Preview 2017: Houston’s Major Push For Expansion
Everything is there for Houston to get snapped up by a bigger conference. Can Major Applewhite make the team good enough to get more of a look?
Big 12, are you going to jump on Houston soon or risk losing it?
Of course, the whole world of college realignment and expansion is about business, not sports. Media markets and reach are why the Big Ten grabbed Maryland and Rutgers, and why the SEC pounced on Missouri and Texas A&M when they were there for the taking.
Houston continues to fit the profile of what conferences want for expansion – massive enrollment, huge TV market, inroads into the fertile recruiting base – but at some level, the on-the-field part of the equation plays a part, too.
Just good enough to be a positive for any conference, but not so good that’ll it’ll dominate and take over for one of the cornerstone programs, Houston has the right make-up – it could be another TCU, but with more to offer.
The problem? It’s in Texas, and the Big 12 already has a stranglehold on the state.
However, somewhere rolling around the SEC, ACC and Big Ten offices are the think-tank memos and proposals for what it might look like to add the nation’s eight-largest media market in a football-mad place.
You don’t think a Texas A&M/Houston rivalry would be a big deal for the SEC?
The Big Ten floated out the Texas trial balloon several years ago, and while the academic side of things would have to factor in, getting Houston would be a huge boon for the BTN. In terms of distance, Houston is around 500 miles closer to Lincoln, Nebraska than New Brunswick, New Jersey.
And then there’s the team itself. Having beaten Oklahoma, Louisville, Florida State and Pitt over the last three seasons, Houston made itself a player on a national scale.
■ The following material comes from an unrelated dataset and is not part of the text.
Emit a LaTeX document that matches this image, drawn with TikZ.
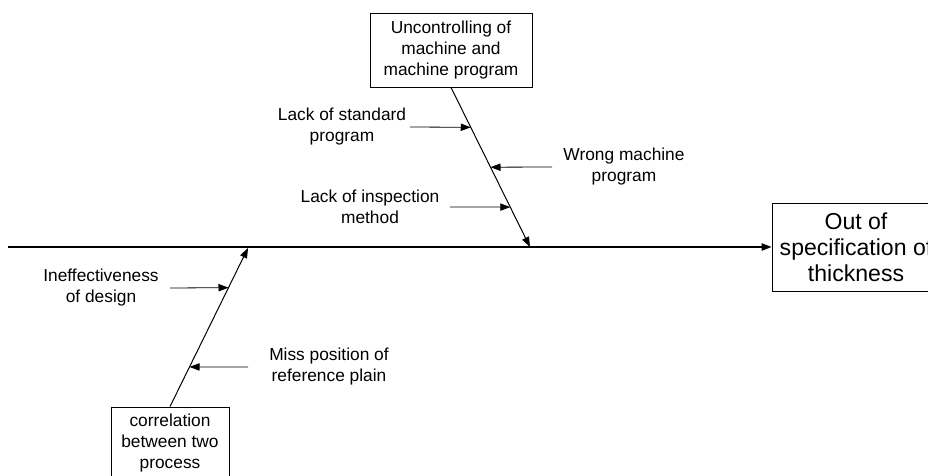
\documentclass[tikz,border=0pt]{standalone}
\usepackage{fontspec}
\setmainfont{Liberation Sans}
\usepackage{tikz}
\usetikzlibrary{arrows.meta,calc,positioning}

\begin{document}
\begin{tikzpicture}[x=0.75pt, y=-0.75pt, >={Triangle[length=7.5pt,width=5.5pt]}]
   \useasboundingbox (0,0) rectangle (928,475);
   \begin{scope}
   \clip (0,0) rectangle (928,475);
   % boxes
   \begin{scope}[every node/.style={draw, line width=0.6pt, align=center}]
    \node[minimum width=121.5pt, minimum height=55.5pt, font=\fontsize{13}{15.75}\selectfont] (cause1) at (451,50) {Uncontrolling of\\machine and\\machine program};
    \node[minimum width=88.5pt, minimum height=54pt, font=\fontsize{13}{15.75}\selectfont] (cause2) at (170,443) {correlation\\between two\\process};
    \node[minimum width=126pt, minimum height=66pt, font=\fontsize{17.3}{19.5}\selectfont] (effect) at (856,247) {Out of\\specification of\\thickness};
   \end{scope}
   \end{scope}
   \coordinate (tail) at (8,247);
   \coordinate (j1) at (530,247);
   \coordinate (j2) at (248,248);
   % spine and bones
   \draw[line width=1.1pt, ->] (tail) -- (effect.west);
   \draw[line width=0.75pt, ->] (cause1.south) -- (j1);
   \draw[line width=0.75pt, ->] (cause2.north) -- (j2);
   % sub causes
   \begin{scope}[every node/.style={align=center, inner sep=0pt, font=\fontsize{13}{15.75}\selectfont}]
    \node (s1) at (342,127) {Lack of standard\\program};
    \node (s2) at (624,167) {Wrong machine\\program};
    \node (s3) at (370,207) {Lack of inspection\\method};
    \node (s4) at (101,288) {Ineffectiveness\\of design};
    \node (s5) at (329,367) {Miss position of\\reference plain};
   \end{scope}
   \coordinate (a1) at (410,127);
   \coordinate (a2) at (552,167);
   \coordinate (a3) at (450,207);
   \coordinate (a4) at (170,288);
   \coordinate (a5) at (248,367);
   \begin{scope}[line width=0.6pt, ->]
    \draw (a1) -- ($(cause1.south)!0.25!(j1)$);
    \draw (a2) -- ($(cause1.south)!0.5!(j1)$);
    \draw (a3) -- ($(cause1.south)!0.75!(j1)$);
    \draw (a4) -- ($(cause2.north)!0.75!(j2)$);
    \draw (a5) -- ($(cause2.north)!0.25!(j2)$);
   \end{scope}
\end{tikzpicture}
\end{document}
Had it not blown it against UConn two years ago, or in the three relatively inexplicable losses to Navy, SMU and Memphis last year, it would’ve been right there in the College Football Playoff discussion.
Welcome to the pressure, Major Applewhite.
Not only does the new head man have to take over and keep everything rolling after what Art Briles, Tom Herman, Tony Levine and Kevin Sumlin put in place, but on a bigger picture scale, he has to make Houston good enough to stay in the constant audition for expansion.
Keep winning, and let the media and fan bases make the case.
The pieces are there to win the American Athletic Conference title for the second time in three years, and the schedule isn’t nearly as bad out of conference – Arizona and Texas Tech replace Oklahoma and Louisville – as it’s been in the recent past.
The offensive line has to be better, but it gets everyone back. The running backs are good, the receiving corps could be great, and as rough as it might be to lose a veteran leader like Greg Ward Jr., Kyle Allen might be a better quarterback. And if he’s not, there are a few nice options to fit the style.
Ed Oliver might be the best defensive tackle in college football. While the D loses its corners, star LB Steven Taylor, and a few other key starters, it’ll still be outstanding.
But losing Herman is the biggest deal. His team might have underachieved overall last season, but he was the one who was able to take Houston to another level of national prominence in the first place. And that’s what Applewhite has to build on.
Keep winning big, keep beating the Power Fivers, and keep looking great when getting the chance. Do that, and the invite will come.